Hi there,
I am trying to understand the internal mechanism of how PXC nodes monitor each other, handle network delays, and not responding and dead nodes. I read about the evs parameters, and I would appreciate it if someone could validate if my understanding of the following workflow is correct:
Delays
evs.inactive_check_period: It should define how often a node checks its peers.
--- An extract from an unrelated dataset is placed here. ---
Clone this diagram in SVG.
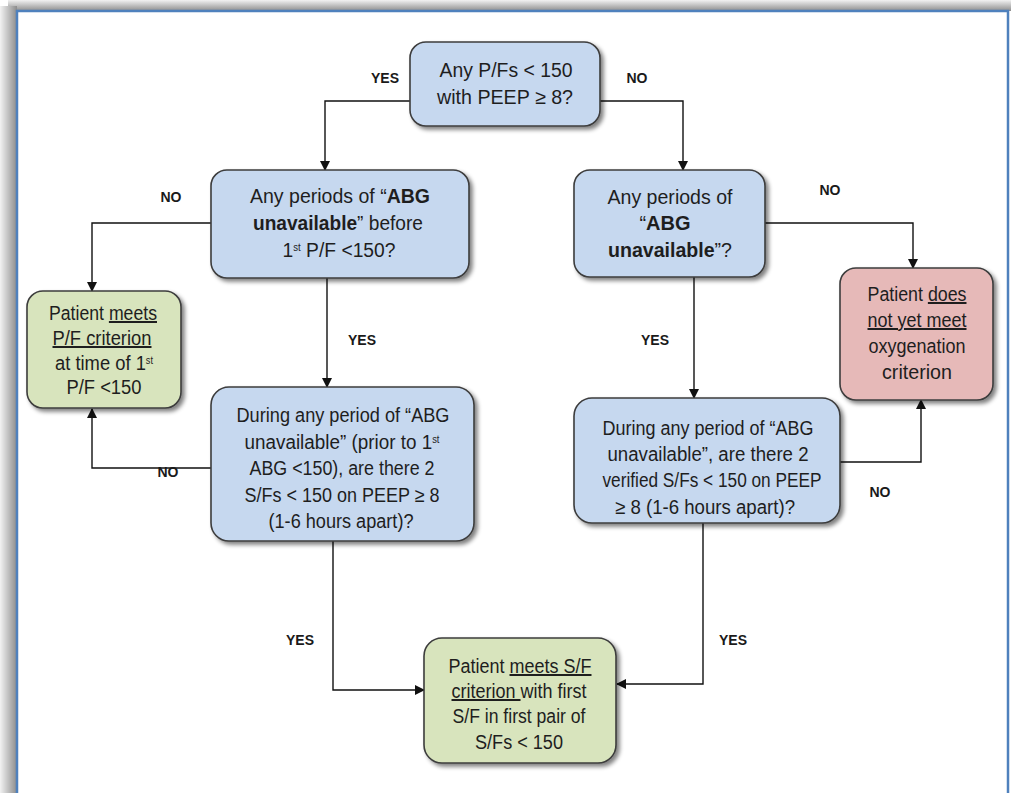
<svg xmlns="http://www.w3.org/2000/svg" width="1014" height="793" viewBox="0 0 1014 793">
<defs>
<style>
.box{stroke:#3c3c3c;stroke-width:1.6}
.blue{fill:#c6d8ef}
.green{fill:#d8e4bd}
.pink{fill:#e6b9b8}
.t{font-family:"Liberation Sans Narrow","Liberation Sans",Arial,sans-serif;font-size:20px;fill:#1e1e1e;text-anchor:middle}
.lbl{font-family:"Liberation Sans Narrow","Liberation Sans",Arial,sans-serif;font-size:14px;font-weight:bold;fill:#1a1a1a;text-anchor:middle}
.b{font-weight:bold}
.u{text-decoration:underline}
.sup{font-size:10px}
.c{fill:none;stroke:#111;stroke-width:1.4}
</style>
<linearGradient id="gt" x1="0" y1="0" x2="0" y2="1">
<stop offset="0" stop-color="#f2f2f2"/>
<stop offset="1" stop-color="#8c8c8c"/>
</linearGradient>
<linearGradient id="gl" x1="0" y1="0" x2="1" y2="0">
<stop offset="0" stop-color="#f2f2f2"/>
<stop offset="1" stop-color="#8c8c8c"/>
</linearGradient>
<filter id="sh" x="-10%" y="-10%" width="130%" height="130%">
<feGaussianBlur in="SourceAlpha" stdDeviation="2"/>
<feOffset dx="3" dy="3" result="o"/>
<feComponentTransfer><feFuncA type="linear" slope="0.5"/></feComponentTransfer>
<feMerge><feMergeNode/><feMergeNode in="SourceGraphic"/></feMerge>
</filter>
<marker id="ah" markerWidth="10" markerHeight="10" refX="9" refY="5" orient="auto" markerUnits="userSpaceOnUse">
<path d="M0,0 L10,5 L0,10 Z" fill="#111"/>
</marker>
</defs>
<rect x="0" y="0" width="1014" height="793" fill="#ffffff"/>
<rect x="8" y="0" width="1003" height="11" fill="url(#gt)"/>
<rect x="0" y="6" width="17" height="787" fill="url(#gl)"/>
<rect x="17" y="11" width="991" height="800" fill="#ffffff" stroke="#4f81bd" stroke-width="2.5"/>

<g id="connectors">
<path class="c" d="M410,101 H325 V170" marker-end="url(#ah)"/>
<path class="c" d="M600,101 H683 V170" marker-end="url(#ah)"/>
<path class="c" d="M211,223 H92 V291" marker-end="url(#ah)"/>
<path class="c" d="M765,223 H913 V268" marker-end="url(#ah)"/>
<path class="c" d="M327,278 V387" marker-end="url(#ah)"/>
<path class="c" d="M694,277 V398" marker-end="url(#ah)"/>
<path class="c" d="M211,468 H92 V409" marker-end="url(#ah)"/>
<path class="c" d="M840,462 H921 V400" marker-end="url(#ah)"/>
<path class="c" d="M333,541 V690 H424" marker-end="url(#ah)"/>
<path class="c" d="M703,523 V684 H617" marker-end="url(#ah)"/>
<text class="lbl" x="385" y="83">YES</text>
<text class="lbl" x="637" y="83">NO</text>
<text class="lbl" x="171" y="202">NO</text>
<text class="lbl" x="830" y="195">NO</text>
<text class="lbl" x="362" y="345">YES</text>
<text class="lbl" x="655" y="345">YES</text>
<text class="lbl" x="168" y="477">NO</text>
<text class="lbl" x="880" y="497">NO</text>
<text class="lbl" x="300" y="645">YES</text>
<text class="lbl" x="733" y="645">YES</text>
</g>

<g id="q1">
<rect class="box blue" x="410" y="42" width="190" height="84" rx="16" filter="url(#sh)"/>
<text class="t" x="506" y="77" textLength="133" lengthAdjust="spacingAndGlyphs">Any P/Fs &lt; 150</text>
<text class="t" x="505" y="104" textLength="136" lengthAdjust="spacingAndGlyphs">with PEEP ≥ 8?</text>
</g>

<g id="q2left">
<rect class="box blue" x="211" y="170" width="258" height="108" rx="16" filter="url(#sh)"/>
<text class="t" x="340" y="203" textLength="180" lengthAdjust="spacingAndGlyphs">Any periods of “<tspan class="b">ABG</tspan></text>
<text class="t" x="338" y="230" textLength="170" lengthAdjust="spacingAndGlyphs"><tspan class="b">unavailable</tspan>” before</text>
<text class="t" x="339" y="257" textLength="113" lengthAdjust="spacingAndGlyphs">1<tspan class="sup" dy="-6">st</tspan><tspan dy="6"> P/F &lt;150?</tspan></text>
</g>

<g id="q2right">
<rect class="box blue" x="574" y="170" width="191" height="107" rx="16" filter="url(#sh)"/>
<text class="t" x="670" y="204" textLength="125" lengthAdjust="spacingAndGlyphs">Any periods of</text>
<text class="t" x="665" y="230">“<tspan class="b">ABG</tspan></text>
<text class="t" x="670" y="257" textLength="124" lengthAdjust="spacingAndGlyphs"><tspan class="b">unavailable</tspan>”?</text>
</g>

<g id="pfmeets">
<rect class="box green" x="27" y="291" width="154" height="117" rx="16" filter="url(#sh)"/>
<text class="t" x="103" y="320" textLength="108" lengthAdjust="spacingAndGlyphs">Patient <tspan class="u">meets</tspan></text>
<text class="t u" x="102" y="345" textLength="99" lengthAdjust="spacingAndGlyphs">P/F criterion</text>
<text class="t" x="104" y="370" textLength="98" lengthAdjust="spacingAndGlyphs">at time of 1<tspan class="sup" dy="-6">st</tspan></text>
<text class="t" x="104" y="394" textLength="75" lengthAdjust="spacingAndGlyphs">P/F &lt;150</text>
</g>

<g id="notyet">
<rect class="box pink" x="840" y="268" width="153" height="132" rx="16" filter="url(#sh)"/>
<text class="t" x="917" y="301" textLength="99" lengthAdjust="spacingAndGlyphs">Patient <tspan class="u">does</tspan></text>
<text class="t u" x="917" y="327" textLength="99" lengthAdjust="spacingAndGlyphs">not yet meet</text>
<text class="t" x="917" y="353" textLength="97" lengthAdjust="spacingAndGlyphs">oxygenation</text>
<text class="t" x="917" y="379" textLength="70" lengthAdjust="spacingAndGlyphs">criterion</text>
</g>

<g id="q3left">
<rect class="box blue" x="211" y="387" width="263" height="154" rx="18" filter="url(#sh)"/>
<text class="t" x="343" y="422" textLength="213" lengthAdjust="spacingAndGlyphs">During any period of “ABG</text>
<text class="t" x="342" y="449" textLength="195" lengthAdjust="spacingAndGlyphs">unavailable” (prior to 1<tspan class="sup" dy="-6">st</tspan></text>
<text class="t" x="342" y="475" textLength="185" lengthAdjust="spacingAndGlyphs">ABG &lt;150), are there 2</text>
<text class="t" x="342" y="502" textLength="195" lengthAdjust="spacingAndGlyphs">S/Fs &lt; 150 on PEEP ≥ 8</text>
<text class="t" x="341" y="528" textLength="145" lengthAdjust="spacingAndGlyphs">(1-6 hours apart)?</text>
</g>

<g id="q3right">
<rect class="box blue" x="574" y="398" width="266" height="125" rx="18" filter="url(#sh)"/>
<text class="t" x="708" y="435" textLength="211" lengthAdjust="spacingAndGlyphs">During any period of “ABG</text>
<text class="t" x="708" y="461" textLength="201" lengthAdjust="spacingAndGlyphs">unavailable”, are there 2</text>
<text class="t" x="712" y="487" textLength="219" lengthAdjust="spacingAndGlyphs">verified S/Fs &lt; 150 on PEEP</text>
<text class="t" x="705" y="514" textLength="180" lengthAdjust="spacingAndGlyphs">≥ 8 (1-6 hours apart)?</text>
</g>

<g id="sfmeets">
<rect class="box green" x="424" y="638" width="192" height="125" rx="18" filter="url(#sh)"/>
<text class="t" x="520" y="673" textLength="143" lengthAdjust="spacingAndGlyphs">Patient <tspan class="u">meets S/F</tspan></text>
<text class="t" x="519" y="698" textLength="135" lengthAdjust="spacingAndGlyphs"><tspan class="u">criterion </tspan>with first</text>
<text class="t" x="519" y="723" textLength="133" lengthAdjust="spacingAndGlyphs">S/F in first pair of</text>
<text class="t" x="519" y="749" textLength="88" lengthAdjust="spacingAndGlyphs">S/Fs &lt; 150</text>
</g>
</svg>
If a node detects a delay in response during this check, does it immediately try to add the peer to a “delayed list”?
Relaying Messages
If a node is unreachable (post peer_timeout), cluster should enable message relaying - sending messages via other nodes
Does the node wait for the evs.delayed_margin time before formally adding the problematic node to the delayed_list?
Suspect and Dead
evs.suspect_timeout: My understanding is that when all nodes vote on a node’s inactivity and reach this timeout, the node is pronounced dead
evs.inactive_timeout: I assume this shouold be “hard limit”. Unlike suspect_timeout which requires consensus/voting, does inactive_timeout allow a node to mark a peer as DEAD locally without waiting for full consensus if it simply doesn’t respond at all?
Recovery
evs.delayed_keep_period: If a node that was marked as delayed/dead becomes active again, does the cluster wait for this specific period before removing it from the delayed list?
Feel free to point me to the any related study material about handling network latency.